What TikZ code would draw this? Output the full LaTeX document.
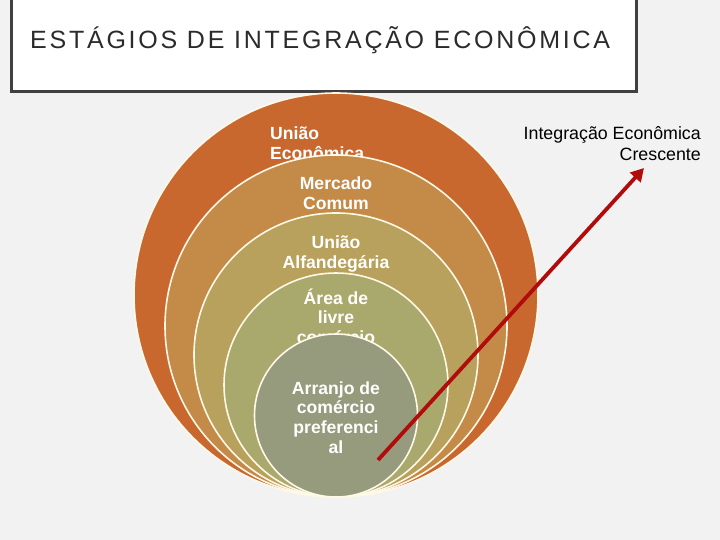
\documentclass[tikz,border=0pt]{standalone}
\usepackage{fontspec}
\setmainfont{Liberation Sans}
\usetikzlibrary{arrows.meta}
\definecolor{bg}{HTML}{F2F2F2}
\definecolor{frame}{HTML}{404040}
\definecolor{titlec}{HTML}{2B2B2B}
\definecolor{cA}{HTML}{C8682F}
\definecolor{cB}{HTML}{C38A48}
\definecolor{cC}{HTML}{B8A15C}
\definecolor{cD}{HTML}{A9A96E}
\definecolor{cE}{HTML}{959B7C}
\definecolor{ring}{HTML}{FFF8E6}
\definecolor{arrowc}{HTML}{B00C0C}
\tikzset{
  stage/.style={circle, draw=ring, line width=1.6pt, inner sep=0pt},
  stagetext/.style={text=white, font=\fontsize{17.6}{19.7}\selectfont\bfseries, align=center, inner sep=0pt},
  sidetext/.style={text=black, font=\fontsize{17.8}{21}\selectfont, align=right, inner sep=0pt},
  growth/.style={draw=arrowc, line width=3.8pt, -{Triangle[length=13pt,width=14pt]}}
}
\begin{document}
\begin{tikzpicture}[x=1pt,y=-1pt]
\fill[bg] (0,0) rectangle (720,540);
\useasboundingbox (0,0) rectangle (720,540);
% title box
\node[draw=frame, fill=white, line width=3pt, minimum width=625pt, minimum height=100pt, anchor=south west, inner sep=0pt] (titlebox) at (10,93) {};
\node[anchor=base west, inner sep=0pt, text=titlec, font=\fontsize{25}{30}\selectfont\addfontfeature{LetterSpace=11}] (title) at (30,48.5) {ESTÁGIOS DE INTEGRAÇÃO ECONÔMICA};
% nested circles
\node[stage, fill=cA, minimum size=404pt] (c1) at (336,295) {};
\node[stagetext, align=left, anchor=west] (t1) at (270,143) {União\\Econômica};
\node[stage, fill=cB, minimum size=342pt] (c2) at (336,326) {};
\node[stagetext] (t2) at (336,193.5) {Mercado\\Comum};
\node[stage, fill=cC, minimum size=284pt] (c3) at (336,355) {};
\node[stagetext] (t3) at (336,254) {União\\Alfandegária};
\node[stage, fill=cD, minimum size=224pt] (c4) at (336,385) {};
\node[stagetext] (t4) at (336,316) {Área de\\livre\\comércio};
\node[stage, fill=cE, minimum size=163pt] (c5) at (336,415.5) {};
\node[stagetext] (t5) at (336,417.5) {Arranjo de\\comércio\\preferenci\\al};
% side text
\node[sidetext, anchor=east] (side) at (701,143.5) {Integração Econômica\\Crescente};
% arrow
\coordinate (a0) at (378,460);
\coordinate (a1) at (644,168);
\draw[growth] (a0) -- (a1);
\end{tikzpicture}
\end{document}
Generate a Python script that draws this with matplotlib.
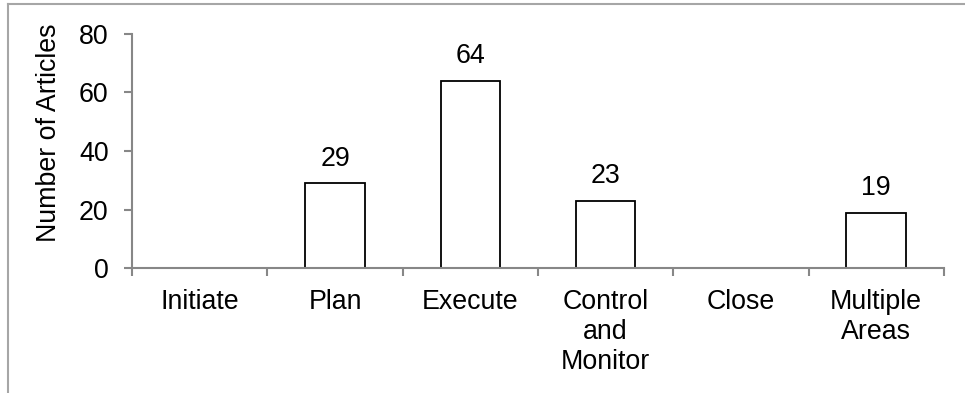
import matplotlib
matplotlib.use("Agg")
import matplotlib.pyplot as plt
from matplotlib.lines import Line2D

plt.rcParams['font.family'] = ['Liberation Sans', 'DejaVu Sans']

# articles per project phase
phases = ['Initiate', 'Plan', 'Execute', 'Control\nand\nMonitor', 'Close', 'Multiple\nAreas']
articles = [0, 29, 64, 23, 0, 19]
labelled = [False, True, True, True, False, True]

axis_grey = '#878787'
fsize = 19.3

fig = plt.figure(figsize=(9.65, 3.93), dpi=100)
ax = fig.add_axes([0.137, 0.317, 0.841, 0.597])

x = list(range(len(phases)))
# bars under the spines so empty categories leave no outline on the axis
bars = ax.bar(x, articles, width=0.44, color='white', edgecolor='black', linewidth=1.3, zorder=2)

for xi, val, show in zip(x, articles, labelled):
    if show:
        ax.annotate(str(val), (xi, val), xytext=(0, 8.5), textcoords='offset points',
                    ha='center', va='bottom', fontsize=fsize)

ax.set_xlim(-0.5, len(phases) - 0.5)
ax.set_ylim(0, 80)
ax.set_yticks([0, 20, 40, 60, 80])

# category ticks sit on the boundaries, labels in the middle
ax.set_xticks([i - 0.5 for i in range(len(phases) + 1)])
ax.set_xticklabels([])
ax.set_xticks(x, minor=True)
ax.set_xticklabels(phases, minor=True, fontsize=fsize, linespacing=1.2)
ax.tick_params(axis='x', which='minor', length=0, pad=15)
ax.tick_params(axis='x', which='major', length=6, width=1.5, color=axis_grey)
ax.tick_params(axis='y', length=6, width=1.5, color=axis_grey, labelsize=fsize, pad=11)

for side in ['top', 'right']:
    ax.spines[side].set_visible(False)
for side in ['left', 'bottom']:
    ax.spines[side].set_color(axis_grey)
    ax.spines[side].set_linewidth(1.5)
    ax.spines[side].set_zorder(3)

ax.set_ylabel('Number of Articles', fontsize=fsize)
ax.yaxis.set_label_coords(-0.086, 0.58)

# outer chart-area border (only top and left edges show)
frame_col = '#a6a6a6'
fig.add_artist(Line2D([0.0085, 1.0], [0.991, 0.991], color=frame_col, linewidth=1.5, transform=fig.transFigure))
fig.add_artist(Line2D([0.0085, 0.0085], [0.0, 0.991], color=frame_col, linewidth=1.5, transform=fig.transFigure))

fig.savefig('out.png', dpi=100)
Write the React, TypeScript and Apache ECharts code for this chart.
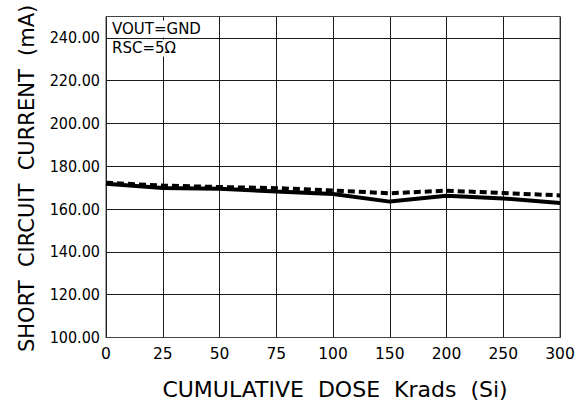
import React, { useEffect, useRef } from "react";
import * as echarts from "echarts";

const doseLabels = ["0", "25", "50", "75", "100", "150", "200", "250", "300"];
const currentSolid = [171.8, 169.9, 169.5, 168.2, 167.1, 163.5, 166.2, 165.0, 162.8];
const currentDashed = [172.3, 171.0, 170.3, 169.8, 168.7, 167.4, 168.6, 167.5, 166.4];
const yMin = 100;
const yMax = 250;
const yInterval = 20;
const noteLines = ["VOUT=GND", "RSC=5\u03A9"];
const xTitle = "CUMULATIVE  DOSE  Krads  (Si)";
const yTitle = "SHORT  CIRCUIT  CURRENT  (mA)";

export default function App() {
  const ref = useRef<HTMLDivElement>(null);
  useEffect(() => {
    if (!ref.current) return;
    const chart = echarts.init(ref.current, null, { renderer: "svg" });
    const font = "'DejaVu Sans', sans-serif";
    chart.setOption({
      animation: false,
      backgroundColor: "#fff",
      grid: {
        left: 106,
        right: 25,
        top: 16.5,
        bottom: 66.5,
        show: true,
        borderColor: "#444",
        borderWidth: 1,
        z: 1,
      },
      xAxis: {
        type: "category",
        data: doseLabels,
        boundaryGap: false,
        axisLine: { lineStyle: { color: "#000", width: 1 } },
        axisTick: { show: false },
        axisLabel: {
          color: "#000",
          fontFamily: font,
          fontSize: 15.5,
          margin: 8,
        },
        splitLine: { show: true, lineStyle: { color: "#1a1a1a", width: 1 } },
      },
      yAxis: {
        type: "value",
        min: yMin,
        max: yMax,
        interval: yInterval,
        axisLine: { show: true, lineStyle: { color: "#000", width: 1 } },
        axisTick: { show: false },
        axisLabel: {
          color: "#000",
          fontFamily: "'DejaVu Sans Condensed', 'DejaVu Sans', sans-serif",
          fontSize: 16,
          margin: 6,
          showMaxLabel: false,
          formatter: (v: number) => v.toFixed(2),
        },
        splitLine: { show: true, lineStyle: { color: "#1a1a1a", width: 1 } },
      },
      series: [
        {
          type: "line",
          data: currentSolid,
          showSymbol: false,
          symbol: "none",
          lineStyle: { color: "#000", width: 4 },
          z: 3,
        },
        {
          type: "line",
          data: currentDashed,
          showSymbol: false,
          symbol: "none",
          lineStyle: { color: "#000", width: 4, type: [7, 4] },
          z: 4,
        },
      ],
      graphic: [
        {
          type: "text",
          x: 111,
          y: 29,
          z: 10,
          style: {
            text: noteLines[0],
            fontFamily: font,
            fontSize: 15,
            fill: "#000",
            textVerticalAlign: "middle",
            backgroundColor: "#fff",
            padding: [1, 1, 1, 1],
          },
        },
        {
          type: "text",
          x: 111,
          y: 48,
          z: 10,
          style: {
            text: noteLines[1],
            fontFamily: font,
            fontSize: 15,
            fill: "#000",
            textVerticalAlign: "middle",
            backgroundColor: "#fff",
            padding: [1, 1, 1, 1],
          },
        },
        {
          type: "text",
          x: 335,
          y: 389,
          style: {
            text: xTitle,
            fontFamily: font,
            fontSize: 22,
            fill: "#000",
            textAlign: "center",
            textVerticalAlign: "middle",
          },
        },
        {
          type: "text",
          x: 27,
          y: 352,
          rotation: Math.PI / 2,
          style: {
            text: yTitle,
            fontFamily: font,
            fontSize: 21,
            fill: "#000",
            textAlign: "left",
            textVerticalAlign: "middle",
          },
        },
      ],
    });
    return () => chart.dispose();
  }, []);
  return (
    <div
      ref={ref}
      style={{ position: "fixed", left: 0, top: 0, width: 585, height: 404 }}
    />
  );
}
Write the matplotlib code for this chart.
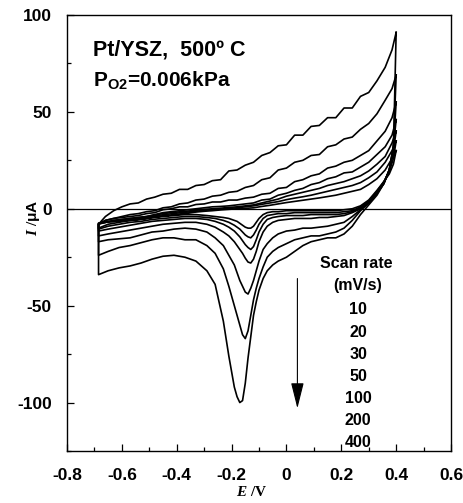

#### [EXERCISE PROMPT]
Show each line in the entries that holds the string "code".

#### [WRITTEN RESPONSE]
What TikZ code would draw this? Output the full LaTeX document.
Write the React, TypeScript and Apache ECharts code for this chart.
Write the matplotlib code for this chart.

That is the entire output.